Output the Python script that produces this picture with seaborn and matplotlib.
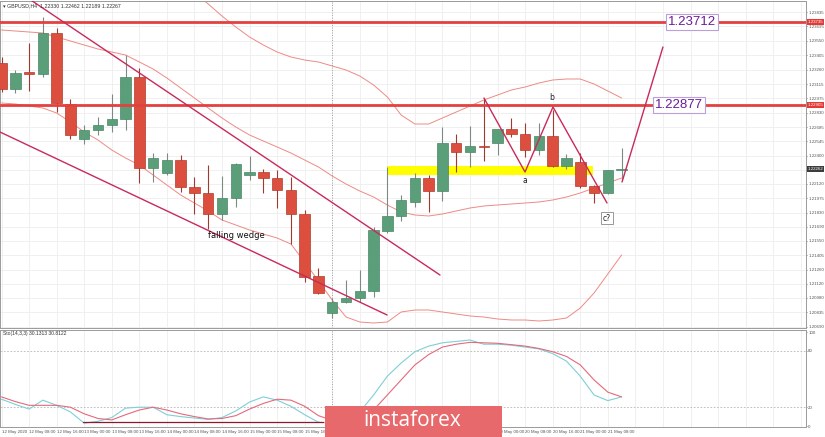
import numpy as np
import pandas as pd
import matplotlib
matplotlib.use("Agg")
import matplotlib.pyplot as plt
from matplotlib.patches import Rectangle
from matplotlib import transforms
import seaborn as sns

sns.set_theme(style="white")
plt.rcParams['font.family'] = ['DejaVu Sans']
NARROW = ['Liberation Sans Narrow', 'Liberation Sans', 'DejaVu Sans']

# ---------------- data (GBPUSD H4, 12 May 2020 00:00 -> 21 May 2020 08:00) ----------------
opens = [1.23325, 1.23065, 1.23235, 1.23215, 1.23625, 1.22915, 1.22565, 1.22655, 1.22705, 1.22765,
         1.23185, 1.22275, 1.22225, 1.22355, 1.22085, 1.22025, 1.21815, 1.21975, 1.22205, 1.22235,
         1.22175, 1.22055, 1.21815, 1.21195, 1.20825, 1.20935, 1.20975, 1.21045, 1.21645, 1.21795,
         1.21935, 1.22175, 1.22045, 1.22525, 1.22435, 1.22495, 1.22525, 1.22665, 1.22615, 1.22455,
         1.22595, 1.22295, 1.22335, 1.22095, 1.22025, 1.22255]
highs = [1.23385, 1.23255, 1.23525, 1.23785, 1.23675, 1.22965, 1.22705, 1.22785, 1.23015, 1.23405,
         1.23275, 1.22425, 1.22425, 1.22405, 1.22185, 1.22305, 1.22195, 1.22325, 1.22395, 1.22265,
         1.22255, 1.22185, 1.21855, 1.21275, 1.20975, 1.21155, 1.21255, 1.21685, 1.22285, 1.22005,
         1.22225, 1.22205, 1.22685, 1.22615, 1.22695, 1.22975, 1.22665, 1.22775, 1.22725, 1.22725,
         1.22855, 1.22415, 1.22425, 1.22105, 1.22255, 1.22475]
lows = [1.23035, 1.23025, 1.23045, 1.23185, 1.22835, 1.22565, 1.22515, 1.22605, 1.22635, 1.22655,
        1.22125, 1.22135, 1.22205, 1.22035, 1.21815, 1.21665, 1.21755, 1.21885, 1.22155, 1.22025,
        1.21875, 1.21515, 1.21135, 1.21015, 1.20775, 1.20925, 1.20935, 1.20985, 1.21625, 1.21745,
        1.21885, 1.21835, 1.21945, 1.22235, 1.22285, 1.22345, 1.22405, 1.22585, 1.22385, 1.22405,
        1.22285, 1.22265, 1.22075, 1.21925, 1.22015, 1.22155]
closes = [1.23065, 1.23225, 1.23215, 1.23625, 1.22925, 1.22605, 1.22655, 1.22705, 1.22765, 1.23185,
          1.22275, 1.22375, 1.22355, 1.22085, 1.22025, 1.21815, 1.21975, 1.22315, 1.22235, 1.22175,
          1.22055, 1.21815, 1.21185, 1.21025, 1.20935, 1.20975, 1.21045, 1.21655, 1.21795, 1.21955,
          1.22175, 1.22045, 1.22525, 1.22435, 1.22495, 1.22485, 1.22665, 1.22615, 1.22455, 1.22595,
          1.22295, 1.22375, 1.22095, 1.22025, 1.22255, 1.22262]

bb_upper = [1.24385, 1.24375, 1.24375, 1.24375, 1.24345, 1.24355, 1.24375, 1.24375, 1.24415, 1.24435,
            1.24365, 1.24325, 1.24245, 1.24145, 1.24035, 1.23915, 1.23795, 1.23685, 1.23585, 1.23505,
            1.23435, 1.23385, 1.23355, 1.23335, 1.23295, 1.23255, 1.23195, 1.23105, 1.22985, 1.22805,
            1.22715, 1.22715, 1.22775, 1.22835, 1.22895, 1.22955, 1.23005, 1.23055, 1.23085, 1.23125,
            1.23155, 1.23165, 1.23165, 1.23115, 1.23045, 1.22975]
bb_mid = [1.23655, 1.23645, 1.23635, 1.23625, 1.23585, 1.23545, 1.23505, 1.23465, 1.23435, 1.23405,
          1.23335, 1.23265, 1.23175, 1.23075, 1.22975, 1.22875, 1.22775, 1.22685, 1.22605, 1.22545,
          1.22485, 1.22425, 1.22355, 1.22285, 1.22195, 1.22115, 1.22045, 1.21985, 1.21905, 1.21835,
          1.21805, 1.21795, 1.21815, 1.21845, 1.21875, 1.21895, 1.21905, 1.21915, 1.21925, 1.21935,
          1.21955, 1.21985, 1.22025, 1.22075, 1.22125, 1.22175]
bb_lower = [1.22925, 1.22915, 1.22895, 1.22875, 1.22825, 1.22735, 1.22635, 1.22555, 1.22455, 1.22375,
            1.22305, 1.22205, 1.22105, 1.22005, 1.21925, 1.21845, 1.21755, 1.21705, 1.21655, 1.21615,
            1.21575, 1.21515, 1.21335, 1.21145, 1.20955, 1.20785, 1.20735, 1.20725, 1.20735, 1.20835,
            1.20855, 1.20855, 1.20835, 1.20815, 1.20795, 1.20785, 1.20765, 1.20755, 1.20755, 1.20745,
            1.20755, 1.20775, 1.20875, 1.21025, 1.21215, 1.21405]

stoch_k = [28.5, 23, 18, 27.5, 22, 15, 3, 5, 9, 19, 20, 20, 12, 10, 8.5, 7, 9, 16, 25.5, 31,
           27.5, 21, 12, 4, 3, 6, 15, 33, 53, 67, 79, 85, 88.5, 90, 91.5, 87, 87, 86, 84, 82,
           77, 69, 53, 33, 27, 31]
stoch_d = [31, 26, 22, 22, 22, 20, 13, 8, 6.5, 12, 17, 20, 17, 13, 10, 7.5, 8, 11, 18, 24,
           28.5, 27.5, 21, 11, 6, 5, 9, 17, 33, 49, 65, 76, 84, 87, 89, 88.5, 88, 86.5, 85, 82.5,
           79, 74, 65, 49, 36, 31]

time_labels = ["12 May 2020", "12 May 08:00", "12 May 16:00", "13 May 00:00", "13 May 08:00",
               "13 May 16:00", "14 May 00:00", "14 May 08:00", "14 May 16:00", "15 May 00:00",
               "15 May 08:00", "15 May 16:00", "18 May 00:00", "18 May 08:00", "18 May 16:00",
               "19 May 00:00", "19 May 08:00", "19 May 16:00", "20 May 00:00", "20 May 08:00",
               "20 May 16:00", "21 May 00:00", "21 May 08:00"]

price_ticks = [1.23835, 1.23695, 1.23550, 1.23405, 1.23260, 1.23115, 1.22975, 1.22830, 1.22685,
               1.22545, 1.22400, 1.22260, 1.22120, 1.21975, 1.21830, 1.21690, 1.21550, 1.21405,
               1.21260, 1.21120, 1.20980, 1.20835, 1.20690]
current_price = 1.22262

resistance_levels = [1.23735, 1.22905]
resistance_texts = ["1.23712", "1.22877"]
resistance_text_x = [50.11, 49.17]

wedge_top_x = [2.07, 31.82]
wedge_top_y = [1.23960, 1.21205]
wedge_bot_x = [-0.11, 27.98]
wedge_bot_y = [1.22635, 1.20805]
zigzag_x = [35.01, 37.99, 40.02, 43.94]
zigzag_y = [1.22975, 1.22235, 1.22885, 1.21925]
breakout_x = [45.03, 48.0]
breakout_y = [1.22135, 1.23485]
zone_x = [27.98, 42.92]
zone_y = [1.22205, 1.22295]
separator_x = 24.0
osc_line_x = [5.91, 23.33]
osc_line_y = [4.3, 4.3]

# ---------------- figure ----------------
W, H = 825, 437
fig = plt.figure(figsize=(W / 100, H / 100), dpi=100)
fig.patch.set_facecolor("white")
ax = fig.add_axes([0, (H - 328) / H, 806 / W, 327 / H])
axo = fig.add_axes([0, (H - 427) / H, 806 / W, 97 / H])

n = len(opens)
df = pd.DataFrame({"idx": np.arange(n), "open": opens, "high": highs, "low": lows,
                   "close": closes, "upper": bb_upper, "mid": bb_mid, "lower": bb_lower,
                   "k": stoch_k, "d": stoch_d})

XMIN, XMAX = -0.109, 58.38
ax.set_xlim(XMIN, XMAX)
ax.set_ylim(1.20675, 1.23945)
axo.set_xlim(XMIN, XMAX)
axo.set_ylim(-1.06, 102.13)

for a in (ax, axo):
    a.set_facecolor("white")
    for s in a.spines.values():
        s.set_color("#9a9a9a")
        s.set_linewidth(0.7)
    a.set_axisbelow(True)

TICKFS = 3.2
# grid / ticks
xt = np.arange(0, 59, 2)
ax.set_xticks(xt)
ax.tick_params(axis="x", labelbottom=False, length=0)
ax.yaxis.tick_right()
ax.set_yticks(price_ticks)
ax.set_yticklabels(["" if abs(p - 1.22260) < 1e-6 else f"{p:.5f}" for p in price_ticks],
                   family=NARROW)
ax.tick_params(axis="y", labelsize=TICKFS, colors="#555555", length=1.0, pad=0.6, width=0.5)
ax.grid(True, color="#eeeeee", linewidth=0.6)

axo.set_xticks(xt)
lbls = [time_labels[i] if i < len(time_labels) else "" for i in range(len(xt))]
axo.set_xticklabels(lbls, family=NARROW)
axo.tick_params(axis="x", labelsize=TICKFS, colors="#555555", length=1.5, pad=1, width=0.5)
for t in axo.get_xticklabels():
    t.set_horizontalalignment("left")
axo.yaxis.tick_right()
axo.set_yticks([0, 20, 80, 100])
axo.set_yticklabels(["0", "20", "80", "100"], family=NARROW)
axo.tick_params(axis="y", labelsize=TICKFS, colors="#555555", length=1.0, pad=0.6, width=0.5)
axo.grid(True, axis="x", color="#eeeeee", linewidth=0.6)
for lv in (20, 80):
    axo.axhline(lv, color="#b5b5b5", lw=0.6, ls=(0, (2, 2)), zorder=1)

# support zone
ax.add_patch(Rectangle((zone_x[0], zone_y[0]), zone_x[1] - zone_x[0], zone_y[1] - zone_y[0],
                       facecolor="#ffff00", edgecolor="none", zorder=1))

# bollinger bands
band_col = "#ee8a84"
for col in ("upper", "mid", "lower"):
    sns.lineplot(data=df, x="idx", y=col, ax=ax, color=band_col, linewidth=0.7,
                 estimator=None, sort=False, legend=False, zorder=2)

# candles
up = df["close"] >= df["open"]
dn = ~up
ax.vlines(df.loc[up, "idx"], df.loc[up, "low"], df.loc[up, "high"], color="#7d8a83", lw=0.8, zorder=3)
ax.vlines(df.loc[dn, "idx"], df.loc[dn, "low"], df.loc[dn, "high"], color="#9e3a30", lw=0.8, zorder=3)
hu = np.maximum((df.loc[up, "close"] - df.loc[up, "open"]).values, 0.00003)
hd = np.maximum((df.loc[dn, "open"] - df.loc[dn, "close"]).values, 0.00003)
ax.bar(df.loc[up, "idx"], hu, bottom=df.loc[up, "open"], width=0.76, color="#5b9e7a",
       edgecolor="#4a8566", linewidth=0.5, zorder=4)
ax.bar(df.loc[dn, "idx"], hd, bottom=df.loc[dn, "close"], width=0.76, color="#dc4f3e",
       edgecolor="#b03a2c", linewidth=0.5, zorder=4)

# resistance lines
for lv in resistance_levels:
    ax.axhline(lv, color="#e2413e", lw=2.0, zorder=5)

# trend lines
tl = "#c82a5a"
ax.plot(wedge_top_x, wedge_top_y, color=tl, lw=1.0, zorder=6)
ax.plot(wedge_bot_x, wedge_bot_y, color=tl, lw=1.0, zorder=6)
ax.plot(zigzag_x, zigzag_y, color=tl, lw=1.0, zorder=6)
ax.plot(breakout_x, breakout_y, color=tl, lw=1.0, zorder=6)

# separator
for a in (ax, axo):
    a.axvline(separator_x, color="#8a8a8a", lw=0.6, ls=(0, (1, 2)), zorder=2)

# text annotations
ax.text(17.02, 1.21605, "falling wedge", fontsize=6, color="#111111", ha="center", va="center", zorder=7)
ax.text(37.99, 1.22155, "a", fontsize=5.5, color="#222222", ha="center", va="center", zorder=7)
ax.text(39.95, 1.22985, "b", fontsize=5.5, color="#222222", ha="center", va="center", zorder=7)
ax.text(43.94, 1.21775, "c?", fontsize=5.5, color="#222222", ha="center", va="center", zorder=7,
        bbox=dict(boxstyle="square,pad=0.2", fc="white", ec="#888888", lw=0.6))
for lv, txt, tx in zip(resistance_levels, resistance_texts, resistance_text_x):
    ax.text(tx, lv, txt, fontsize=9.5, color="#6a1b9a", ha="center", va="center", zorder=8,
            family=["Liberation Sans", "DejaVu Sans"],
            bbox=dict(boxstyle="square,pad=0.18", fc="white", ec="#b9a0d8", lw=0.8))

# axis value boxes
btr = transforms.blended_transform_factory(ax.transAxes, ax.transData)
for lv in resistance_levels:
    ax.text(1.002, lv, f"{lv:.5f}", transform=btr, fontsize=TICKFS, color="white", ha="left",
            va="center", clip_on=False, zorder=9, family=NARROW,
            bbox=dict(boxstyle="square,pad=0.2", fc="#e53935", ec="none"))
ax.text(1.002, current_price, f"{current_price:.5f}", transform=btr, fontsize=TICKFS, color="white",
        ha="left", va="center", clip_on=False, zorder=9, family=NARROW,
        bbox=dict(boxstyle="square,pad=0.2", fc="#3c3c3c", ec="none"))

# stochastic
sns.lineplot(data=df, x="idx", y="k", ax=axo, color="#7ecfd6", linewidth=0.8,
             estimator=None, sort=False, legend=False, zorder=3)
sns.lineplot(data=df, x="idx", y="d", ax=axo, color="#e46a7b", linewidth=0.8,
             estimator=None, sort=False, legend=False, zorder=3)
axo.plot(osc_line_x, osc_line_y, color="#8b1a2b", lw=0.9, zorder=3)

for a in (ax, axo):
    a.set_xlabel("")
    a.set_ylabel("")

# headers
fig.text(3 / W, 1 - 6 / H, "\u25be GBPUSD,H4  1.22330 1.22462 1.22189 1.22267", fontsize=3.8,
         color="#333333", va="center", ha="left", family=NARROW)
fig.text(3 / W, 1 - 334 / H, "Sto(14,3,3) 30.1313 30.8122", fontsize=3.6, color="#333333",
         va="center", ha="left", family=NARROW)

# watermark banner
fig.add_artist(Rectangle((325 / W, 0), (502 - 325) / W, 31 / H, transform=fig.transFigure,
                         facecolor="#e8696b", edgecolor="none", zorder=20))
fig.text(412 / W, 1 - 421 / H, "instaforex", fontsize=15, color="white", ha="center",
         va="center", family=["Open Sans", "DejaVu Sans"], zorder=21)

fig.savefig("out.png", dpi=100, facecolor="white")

+++

* [Instructions for the task] Repeat, word for word and with no pictures, only the lines running from the beginning of the data to the line that contains "NARROW = ['Liberation".

* [The solution]
Output the Python script that produces this picture with seaborn and matplotlib.
import numpy as np
import pandas as pd
import matplotlib
matplotlib.use("Agg")
import matplotlib.pyplot as plt
from matplotlib.patches import Rectangle
from matplotlib import transforms
import seaborn as sns

sns.set_theme(style="white")
plt.rcParams['font.family'] = ['DejaVu Sans']
NARROW = ['Liberation Sans Narrow', 'Liberation Sans', 'DejaVu Sans']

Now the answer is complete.